DIONNE WARWICK AND FRIENDS
"THAT'S WHAT FRIENDS ARE FOR" (1986)

 

Though smaller in scale than other "cast of many" efforts, this charity single was performed by Dionne Warwick, Elton John, Gladys Knight, and Stevie Wonder. Reportedly, less than $60,000 of the more than $2 million raised by the song and organization actually made it to charity, with Warwick coming under fire for her lavish conditions used while representing the group. It's unclear whether or not her financial controversy encouraged Warwick to become a spokesperson for The Psychic Friends Network shortly afterward.

 

"VOICES THAT CARE" (1991)
 

Before the entertainment industry decided they hated the military (just kidding!) they got together in 1991 to record "Voices That Care" to support the troops involved in Desert Storm, resulting in one of the most odd collections of random celebrities ever assembled for such a project.
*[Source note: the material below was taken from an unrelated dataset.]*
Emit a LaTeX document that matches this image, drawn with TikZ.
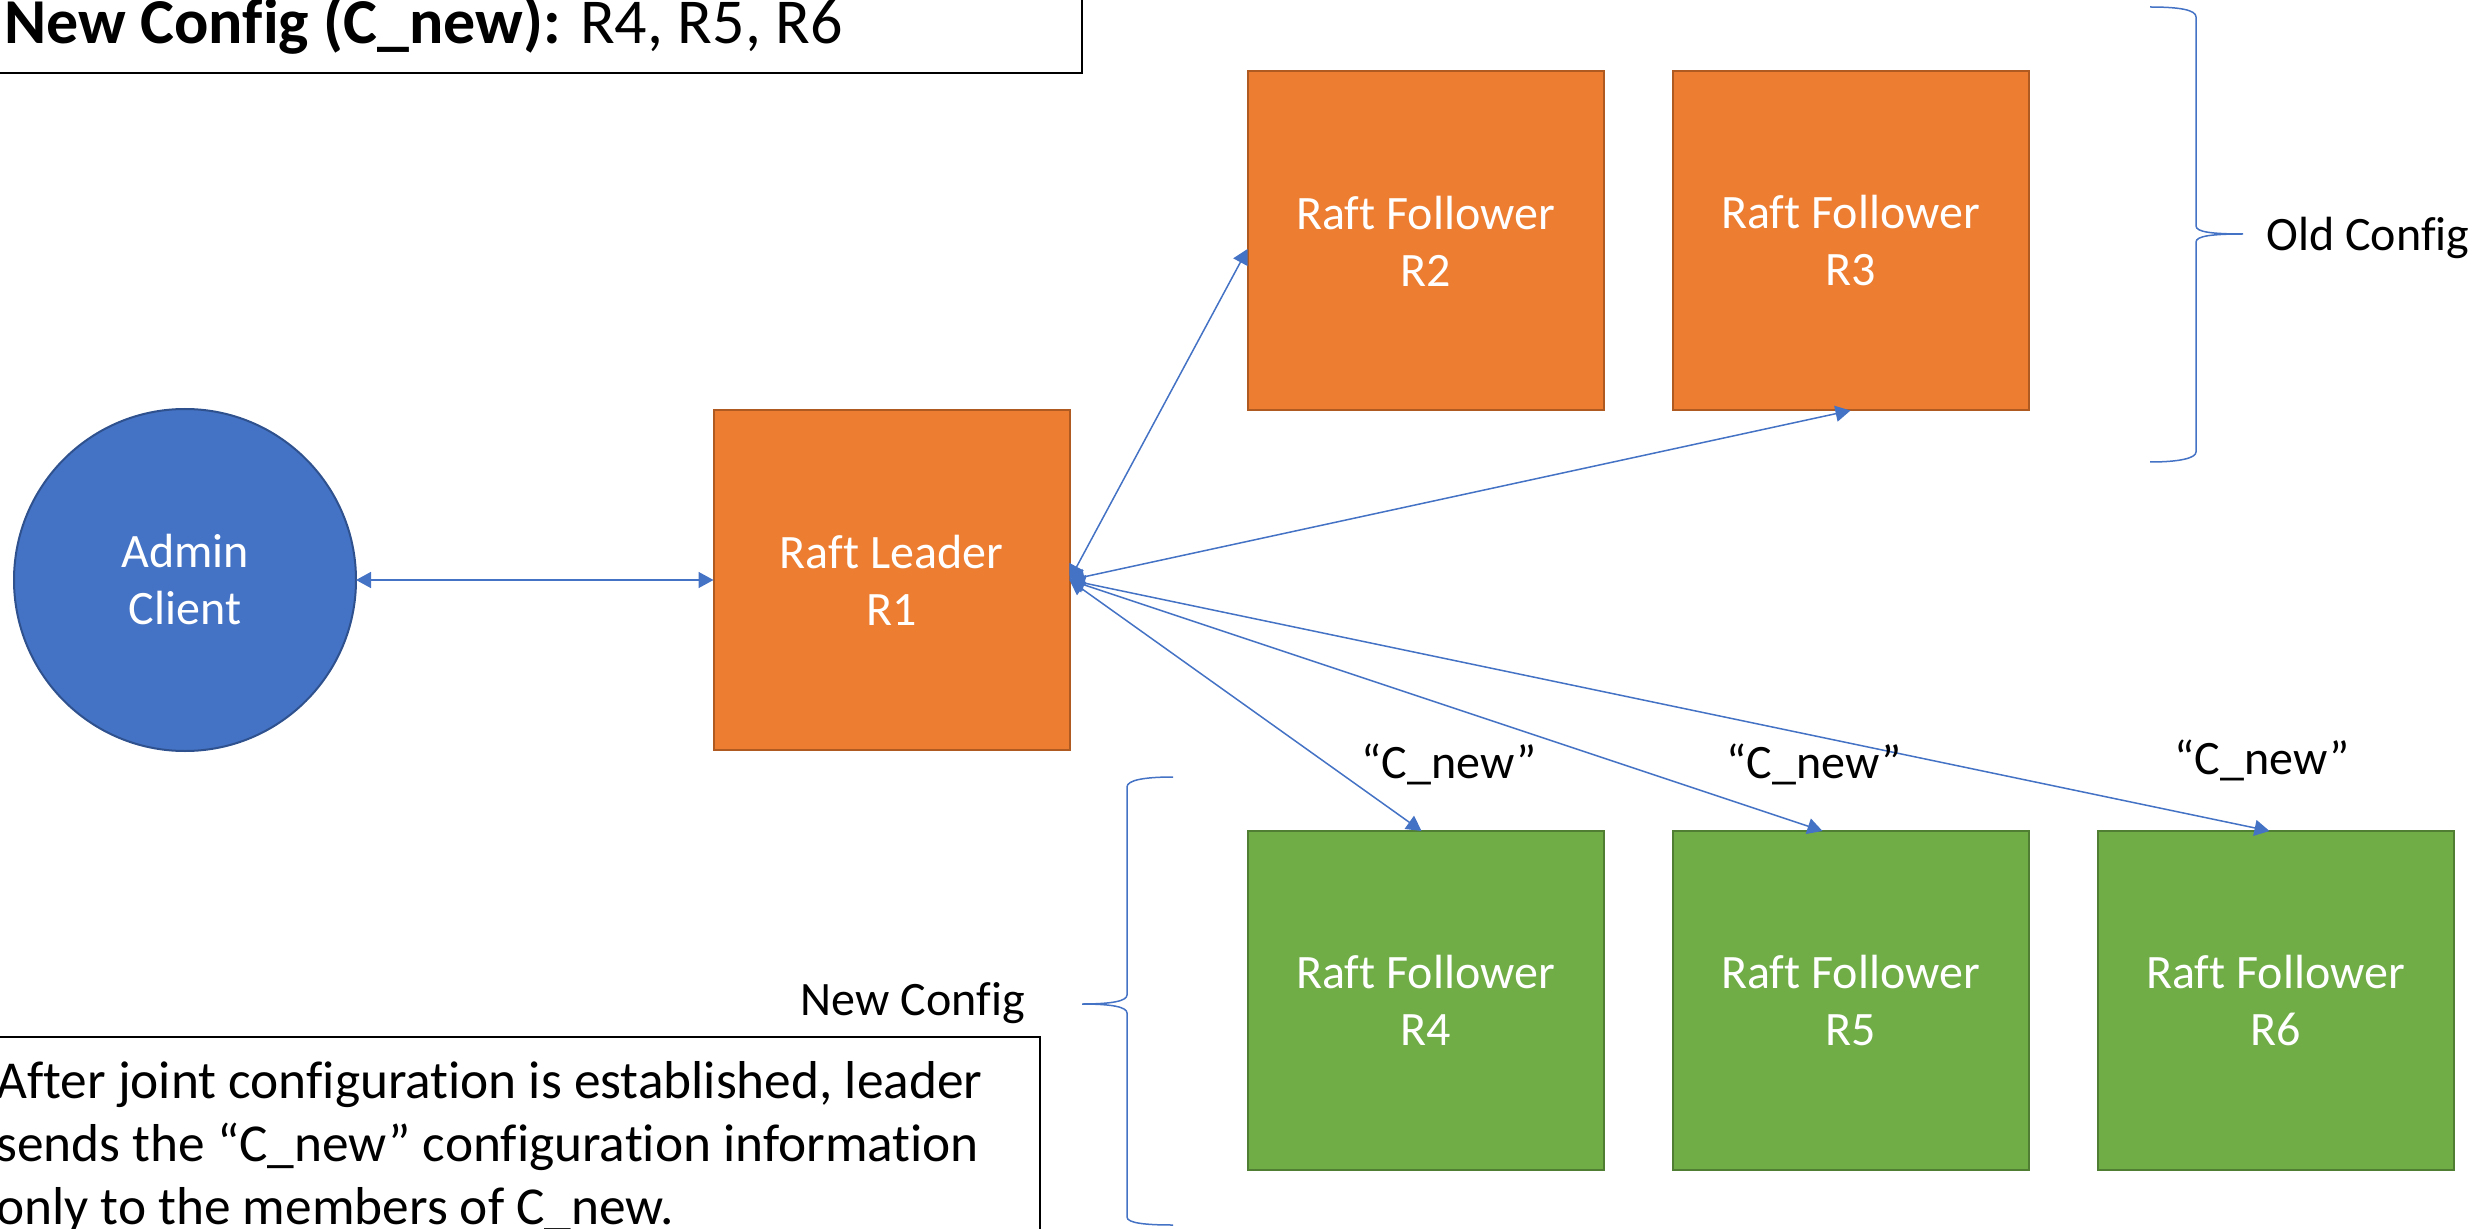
\documentclass[tikz,border=0pt]{standalone}
\usepackage{fontspec}
\setmainfont{Carlito}[Ligatures=NoCommon]
\usetikzlibrary{arrows.meta,calc}
\definecolor{accblue}{HTML}{4472C4}
\definecolor{blueedge}{HTML}{2F528F}
\definecolor{orangefill}{HTML}{ED7D31}
\definecolor{orangeedge}{HTML}{AE5A21}
\definecolor{greenfill}{HTML}{70AD47}
\definecolor{greenedge}{HTML}{507E32}

\begin{document}
\begin{tikzpicture}[x=0.5pt,y=-0.5pt,
  server/.style={rectangle, minimum width=178pt, minimum height=169.5pt,
    line width=1pt, text=white, align=center,
    font=\fontsize{24}{28.5}\selectfont, outer sep=0pt},
  oldmember/.style={server, fill=orangefill, draw=orangeedge},
  newmember/.style={server, fill=greenfill, draw=greenedge},
  link/.style={accblue, line width=0.75pt,
    {Triangle[length=7.5pt,width=8pt]}-{Triangle[length=7.5pt,width=8pt]}},
  bracepath/.style={accblue, line width=0.75pt},
  lbl/.style={font=\fontsize{24}{28.5}\selectfont, inner sep=0pt},
  notebox/.style={draw=black, line width=1pt}
]
\useasboundingbox (0,0) rectangle (2476,1229);

% title box
\draw[notebox] (-10,-10) rectangle (1082,73);
\node[anchor=base west, inner sep=0pt, font=\fontsize{32}{38}\selectfont]
  (title) at (4,44) {\textbf{New Config (C\_new):} R4, R5, R6};

% client and servers
\node[circle, minimum size=171pt, fill=accblue, draw=blueedge, line width=1pt,
  text=white, align=center, font=\fontsize{24}{28.5}\selectfont, outer sep=0pt]
  (admin) at (185,580) {Admin\\Client};
\node[oldmember] (r1) at (891.5,580) {Raft Leader\\R1};
\node[oldmember] (r2) at (1425.5,241) {Raft Follower\\R2};
\node[oldmember] (r3) at (1850.5,241) {Raft Follower\\R3};
\node[newmember] (r4) at (1425.5,1000.5) {Raft Follower\\R4};
\node[newmember] (r5) at (1850.5,1000.5) {Raft Follower\\R5};
\node[newmember] (r6) at (2275.5,1000.5) {Raft Follower\\R6};

% connectors
\draw[link] (admin.east) -- (r1.west);
\draw[link] (r1.east) -- ([yshift=-4pt]r2.west);
\draw[link] (r1.east) -- (r3.south);
\draw[link] (r1.east) -- ([xshift=-2pt]r4.north);
\draw[link] (r1.east) -- ([xshift=-14pt]r5.north);
\draw[link] (r1.east) -- ([xshift=-3pt]r6.north);

% message labels
\node[lbl, anchor=base] (m4) at (1449,778) {“C\_new”};
\node[lbl, anchor=base] (m5) at (1814,778) {“C\_new”};
\node[lbl, anchor=base] (m6) at (2262,774) {“C\_new”};

% old configuration brace
\draw[bracepath] (2150,7) .. controls (2180,7) and (2196,10) .. (2196,17)
  -- (2196,226) .. controls (2196,232) and (2212,234) .. (2243,234)
  .. controls (2212,234) and (2196,236) .. (2196,242)
  -- (2196,452) .. controls (2196,458) and (2180,462) .. (2150,462);
\node[lbl, anchor=base west] (oldcfg) at (2266,251) {Old Config};

% new configuration brace
\draw[bracepath] (1173,777) .. controls (1145,777) and (1127,780) .. (1127,787)
  -- (1127,995) .. controls (1127,1001) and (1112,1004) .. (1082,1004)
  .. controls (1112,1004) and (1127,1007) .. (1127,1013)
  -- (1127,1217) .. controls (1127,1223) and (1145,1225) .. (1173,1225);
\node[lbl, anchor=base east] (newcfg) at (1025,1015) {New Config};

% explanation box (base anchor = baseline of the last line)
\draw[notebox] (-10,1037) rectangle (1040,1245);
\node[anchor=base west, inner sep=0pt, align=left,
  font=\fontsize{26.67}{31.5}\selectfont] (note) at (-4,1224)
  {After joint configuration is established, leader\\
   sends the “C\_new” configuration information\\
   only to the members of C\_new.};
\end{tikzpicture}
\end{document}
Where else can you see Don King, Mickey Dolenz, and Kevin Costner singing in the same place? It's easily the worst of these songs ever made, which is amplified by ear shattering vocals by Celine Dion, Peter Ceterra, and Michael Bolton that may have actually made our troops become deserters and frag their superior officers as a result.

NORTHERN LIGHTS
"TEARS ARE NOT ENOUGH" (1985)

 

Thanks to retroCRUSH reader Tom F. who reminded me of Canada's contribution to the charity song genre, "Tears Are Not Enough", which may be our only chance to hear Gordon Lightfoot, Geddy Lee, and John Candy sing together. This song raised over $1 million for fighting hunger, but since it was in Canadian dollars, it was only enough to be a 10 bags of rice and a book of coupons for The Sizzler.